Fresh documents published by German magazine Der Spiegel claim the club set up ‘Project Longbow’ to bypass UEFA regulations and sold players’ image rights to an external company overseen by a London multi-millionaire, thereby writing off a huge cost from their accounts.
A La Liga spokesman said: ‘This confirms what we have been saying for years.’
He went on to accuse City — and Paris Saint-Germain — of cheating.
The new documents reveal City chief executive Ferran Soriano said, in reference to FFP, the club ‘need to fight this and do it in a way that is not visible, or we will be pointed out as the global enemies of football’.
In a further email explaining the project’s name, City’s chief legal adviser Simon Cliff noted the longbow was the ‘weapon the English used to beat the French at Crecy and Agincourt’. At the time of the email, France legend Michel Platini was Uefa president.
Der Spiegel allege that, under Soriano’s leadership, City came up with a scheme that ‘allowed for many of the operational costs to be shifted either fully or partially away from the club’.
Documents suggest a company called Fordham Sports Management — allegedly steered by Conservative Party donor David Rowland and his son Jonathan — paid City players for their image rights.
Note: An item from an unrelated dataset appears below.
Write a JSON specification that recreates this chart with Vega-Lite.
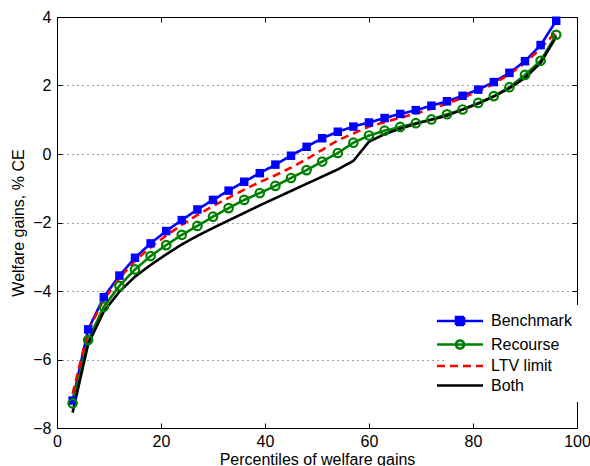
{
  "$schema": "https://vega.github.io/schema/vega-lite/v6.json",
  "width": 520,
  "height": 411,
  "autosize": {"type": "none"},
  "padding": {"left": 57, "top": 17, "right": 13, "bottom": 38},
  "config": {
    "font": "Liberation Sans",
    "view": {"stroke": "#000000", "strokeWidth": 1},
    "axis": {"labelColor": "#000000", "titleColor": "#000000", "tickColor": "#000000", "labelFontSize": 16, "titleFontSize": 16, "titleFontWeight": "normal"}
  },
  "data": {"values": [
    {"p":3,"s":"Benchmark","v":-7.2},{"p":6,"s":"Benchmark","v":-5.12},{"p":9,"s":"Benchmark","v":-4.18},{"p":12,"s":"Benchmark","v":-3.55},
    {"p":15,"s":"Benchmark","v":-3.03},{"p":18,"s":"Benchmark","v":-2.61},{"p":21,"s":"Benchmark","v":-2.25},{"p":24,"s":"Benchmark","v":-1.93},
    {"p":27,"s":"Benchmark","v":-1.62},{"p":30,"s":"Benchmark","v":-1.34},{"p":33,"s":"Benchmark","v":-1.07},{"p":36,"s":"Benchmark","v":-0.81},
    {"p":39,"s":"Benchmark","v":-0.56},{"p":42,"s":"Benchmark","v":-0.31},{"p":45,"s":"Benchmark","v":-0.05},{"p":48,"s":"Benchmark","v":0.21},
    {"p":51,"s":"Benchmark","v":0.46},{"p":54,"s":"Benchmark","v":0.65},{"p":57,"s":"Benchmark","v":0.8},{"p":60,"s":"Benchmark","v":0.92},
    {"p":63,"s":"Benchmark","v":1.05},{"p":66,"s":"Benchmark","v":1.17},{"p":69,"s":"Benchmark","v":1.28},{"p":72,"s":"Benchmark","v":1.41},
    {"p":75,"s":"Benchmark","v":1.54},{"p":78,"s":"Benchmark","v":1.7},{"p":81,"s":"Benchmark","v":1.88},{"p":84,"s":"Benchmark","v":2.1},
    {"p":87,"s":"Benchmark","v":2.37},{"p":90,"s":"Benchmark","v":2.71},{"p":93,"s":"Benchmark","v":3.18},{"p":96,"s":"Benchmark","v":3.89},
    {"p":3,"s":"Recourse","v":-7.28},{"p":6,"s":"Recourse","v":-5.43},{"p":9,"s":"Recourse","v":-4.46},{"p":12,"s":"Recourse","v":-3.85},
    {"p":15,"s":"Recourse","v":-3.37},{"p":18,"s":"Recourse","v":-2.98},{"p":21,"s":"Recourse","v":-2.66},{"p":24,"s":"Recourse","v":-2.36},
    {"p":27,"s":"Recourse","v":-2.1},{"p":30,"s":"Recourse","v":-1.83},{"p":33,"s":"Recourse","v":-1.58},{"p":36,"s":"Recourse","v":-1.34},
    {"p":39,"s":"Recourse","v":-1.14},{"p":42,"s":"Recourse","v":-0.93},{"p":45,"s":"Recourse","v":-0.7},{"p":48,"s":"Recourse","v":-0.47},
    {"p":51,"s":"Recourse","v":-0.22},{"p":54,"s":"Recourse","v":0.03},{"p":57,"s":"Recourse","v":0.33},{"p":60,"s":"Recourse","v":0.54},
    {"p":63,"s":"Recourse","v":0.68},{"p":66,"s":"Recourse","v":0.79},{"p":69,"s":"Recourse","v":0.9},{"p":72,"s":"Recourse","v":1.01},
    {"p":75,"s":"Recourse","v":1.16},{"p":78,"s":"Recourse","v":1.3},{"p":81,"s":"Recourse","v":1.49},{"p":84,"s":"Recourse","v":1.69},
    {"p":87,"s":"Recourse","v":1.95},{"p":90,"s":"Recourse","v":2.31},{"p":93,"s":"Recourse","v":2.72},{"p":96,"s":"Recourse","v":3.48},
    {"p":3,"s":"LTV limit","v":-7.0},{"p":6,"s":"LTV limit","v":-5.15},{"p":9,"s":"LTV limit","v":-4.25},{"p":12,"s":"LTV limit","v":-3.62},
    {"p":15,"s":"LTV limit","v":-3.12},{"p":18,"s":"LTV limit","v":-2.72},{"p":21,"s":"LTV limit","v":-2.38},{"p":24,"s":"LTV limit","v":-2.07},
    {"p":27,"s":"LTV limit","v":-1.78},{"p":30,"s":"LTV limit","v":-1.52},{"p":33,"s":"LTV limit","v":-1.28},{"p":36,"s":"LTV limit","v":-1.04},
    {"p":39,"s":"LTV limit","v":-0.82},{"p":42,"s":"LTV limit","v":-0.62},{"p":45,"s":"LTV limit","v":-0.4},{"p":48,"s":"LTV limit","v":-0.15},
    {"p":51,"s":"LTV limit","v":0.12},{"p":54,"s":"LTV limit","v":0.4},{"p":57,"s":"LTV limit","v":0.6},{"p":60,"s":"LTV limit","v":0.8},
    {"p":63,"s":"LTV limit","v":0.93},{"p":66,"s":"LTV limit","v":1.06},{"p":69,"s":"LTV limit","v":1.18},{"p":72,"s":"LTV limit","v":1.32},
    {"p":75,"s":"LTV limit","v":1.47},{"p":78,"s":"LTV limit","v":1.64},{"p":81,"s":"LTV limit","v":1.83},{"p":84,"s":"LTV limit","v":2.05},
    {"p":87,"s":"LTV limit","v":2.33},{"p":90,"s":"LTV limit","v":2.66},{"p":93,"s":"LTV limit","v":3.08},{"p":96,"s":"LTV limit","v":3.57},
    {"p":3,"s":"Both","v":-7.55},{"p":6,"s":"Both","v":-5.55},{"p":9,"s":"Both","v":-4.6},{"p":12,"s":"Both","v":-4.02},
    {"p":15,"s":"Both","v":-3.58},{"p":18,"s":"Both","v":-3.24},{"p":21,"s":"Both","v":-2.93},{"p":24,"s":"Both","v":-2.64},
    {"p":27,"s":"Both","v":-2.39},{"p":30,"s":"Both","v":-2.16},{"p":33,"s":"Both","v":-1.94},{"p":36,"s":"Both","v":-1.72},
    {"p":39,"s":"Both","v":-1.5},{"p":42,"s":"Both","v":-1.29},{"p":45,"s":"Both","v":-1.08},{"p":48,"s":"Both","v":-0.87},
    {"p":51,"s":"Both","v":-0.66},{"p":54,"s":"Both","v":-0.45},{"p":57,"s":"Both","v":-0.2},{"p":60,"s":"Both","v":0.36},
    {"p":63,"s":"Both","v":0.58},{"p":66,"s":"Both","v":0.74},{"p":69,"s":"Both","v":0.88},{"p":72,"s":"Both","v":1.0},
    {"p":75,"s":"Both","v":1.12},{"p":78,"s":"Both","v":1.3},{"p":81,"s":"Both","v":1.47},{"p":84,"s":"Both","v":1.68},
    {"p":87,"s":"Both","v":1.92},{"p":90,"s":"Both","v":2.22},{"p":93,"s":"Both","v":2.66},{"p":96,"s":"Both","v":3.42}
  ]},
  "resolve": {"axis": {"x": "independent", "y": "independent"}},
  "layer": [
    {
      "mark": {"type": "line", "strokeWidth": 2.6},
      "encoding": {
        "x": {"field": "p", "type": "quantitative", "scale": {"domain": [0, 100], "nice": false},
          "axis": {"values": [0, 20, 40, 60, 80, 100], "ticks": false, "domain": false, "grid": false, "labelPadding": 5, "labelFlush": false, "title": "Percentiles of welfare gains", "titlePadding": 2}},
        "y": {"field": "v", "type": "quantitative", "scale": {"domain": [-8, 4], "nice": false},
          "axis": {"values": [-8, -6, -4, -2, 0, 2, 4], "ticks": false, "domain": false, "grid": true, "gridDash": [1, 4], "gridColor": "#000000", "gridOpacity": 0.75, "gridWidth": 1, "labelPadding": 6, "labelFlush": false, "title": "Welfare gains, % CE", "titlePadding": 6}},
        "color": {"field": "s", "type": "nominal",
          "scale": {"domain": ["Benchmark", "Recourse", "LTV limit", "Both"], "range": ["#0000ff", "#008000", "#ff0000", "#000000"]},
          "legend": {
            "title": null, "orient": "none", "legendX": 387, "legendY": 288,
            "symbolSize": 64, "symbolStrokeWidth": 2.6, "labelFontSize": 16, "labelColor": "#000000", "labelOffset": 23,
            "rowPadding": 3.5, "padding": 8, "fillColor": "#ffffff",
            "encode": {"symbols": {"update": {
              "shape": {"signal": "datum.value === 'Benchmark' ? 'M-5.75,0H5.75M-1,-1H1V1H-1Z' : datum.value === 'Recourse' ? 'M-5.75,0H5.75M1,0A1,1 0 1,1 -1,0A1,1 0 1,1 1,0' : 'M-5.75,0H5.75'"},
              "fill": {"signal": "datum.value === 'Benchmark' ? '#0000ff' : 'transparent'"},
              "strokeDash": {"signal": "datum.value === 'LTV limit' ? [8, 5] : null"}
            }}}
          }},
        "strokeDash": {"field": "s", "type": "nominal",
          "scale": {"domain": ["Benchmark", "Recourse", "LTV limit", "Both"], "range": [[1, 0], [1, 0], [8, 5], [1, 0]]},
          "legend": null}
      }
    },
    {
      "transform": [{"filter": "datum.s === 'Benchmark'"}],
      "mark": {"type": "point", "shape": "square", "filled": true, "color": "#0000ff", "size": 72, "opacity": 1},
      "encoding": {
        "x": {"field": "p", "type": "quantitative",
          "axis": {"orient": "bottom", "values": [0, 20, 40, 60, 80, 100], "labels": false, "domain": false, "grid": false, "ticks": true, "tickSize": -5, "title": null}},
        "y": {"field": "v", "type": "quantitative",
          "axis": {"orient": "left", "values": [-8, -6, -4, -2, 0, 2, 4], "labels": false, "domain": false, "grid": false, "ticks": true, "tickSize": -5, "title": null}}
      }
    },
    {
      "transform": [{"filter": "datum.s === 'Recourse'"}],
      "mark": {"type": "point", "shape": "circle", "filled": false, "color": "#008000", "size": 72, "strokeWidth": 2.2, "opacity": 1},
      "encoding": {
        "x": {"field": "p", "type": "quantitative",
          "axis": {"orient": "top", "values": [0, 20, 40, 60, 80, 100], "labels": false, "domain": false, "grid": false, "ticks": true, "tickSize": -5, "title": null}},
        "y": {"field": "v", "type": "quantitative",
          "axis": {"orient": "right", "values": [-8, -6, -4, -2, 0, 2, 4], "labels": false, "domain": false, "grid": false, "ticks": true, "tickSize": -5, "title": null}}
      }
    }
  ]
}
This commitment is normally met by clubs.
City’s Abu Dhabi owners are alleged to have reimbursed Fordham directly in a move which shaved millions off the club’s wage bill and allowed them to report around £26m extra in marketing income.
When auditors examined the arrangement on behalf of Uefa, they described it as a ‘very good deal for MCFC’, with one analyst stating he was having difficulty understanding how Fordham expected to make a return.
Cliff is claimed to have responded that he did not know because Fordham had not shown City their business plan. City declined to comment on Tuesday.